L'histoire :
Au début du XXe siècle, Monsieur Hartmann, représentant d’une grosse société anglaise, propose à un groupe folklorique néo-zélandais de venir faire des exhibitions de leurs célèbres hakas – danses traditionnelles – à Londres. Sans le sou, la communauté des Maoris se lance dans l’aventure, parfois à regret. Notamment, Nyree, une petite fille, n’accepte pas d’être séparée 6 mois de ses parents, sous la garde de ses grands-parents. Elle s’enfuie et grimpe à bord du paquebot, en passagère clandestine. Elle est rapidement trouvée par le cuisinier, qui en informe aussitôt Hartmann. Ce dernier est plutôt amusé, d’autant plus que la présence d’une fillette dans la troupe est de bon augure pour son spectacle. Il attend donc que le bateau ait pris le large pour remettre Nyree à ses parents.
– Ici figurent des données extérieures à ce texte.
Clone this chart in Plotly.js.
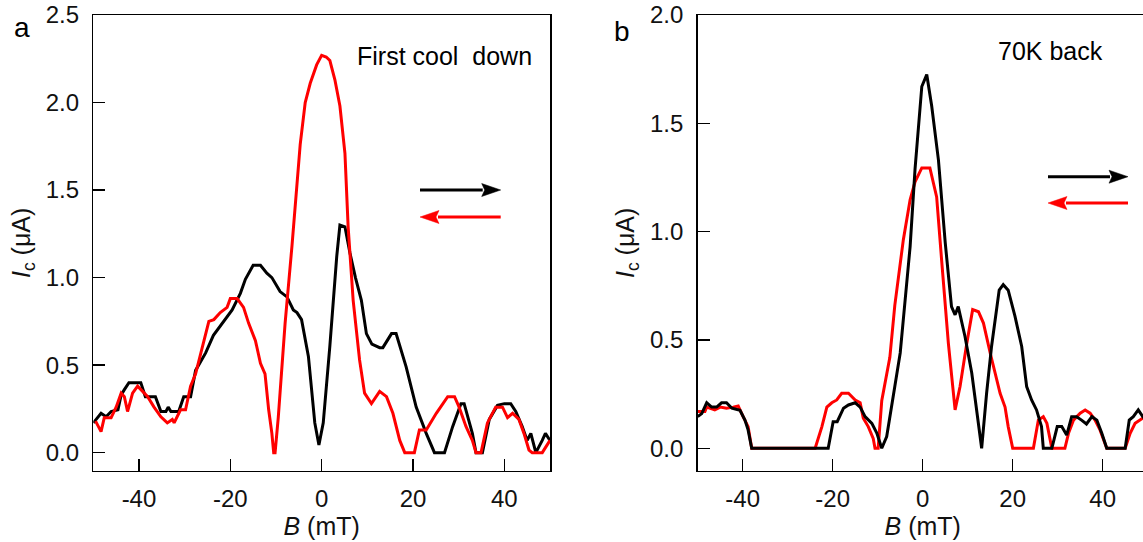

Ces derniers n’ont alors pas d’autre choix que de l’inclure dans le spectacle et Nyree se met à répéter en leur compagnie. Arrivés à Londres, les Maoris prennent possession de leurs quartiers (les chambres sont tristes et toutes petites !) et se prêtent aux premières démonstrations de leurs danses. Très impressionnants, les hakas remportent un véritable succès, aussi fulgurant… qu’éphémère. Pour rentabiliser le voyage et pouvoir payer les maoris, Hartmann n’a d’autre choix que de leur imposer un séjour au jardin d’acclimatation de Paris, où ils doivent se prêter, en journée, à des exhibitions pour le moins caricaturales, en tenues folkloriques, ponctuées d’hakas à heures fixes…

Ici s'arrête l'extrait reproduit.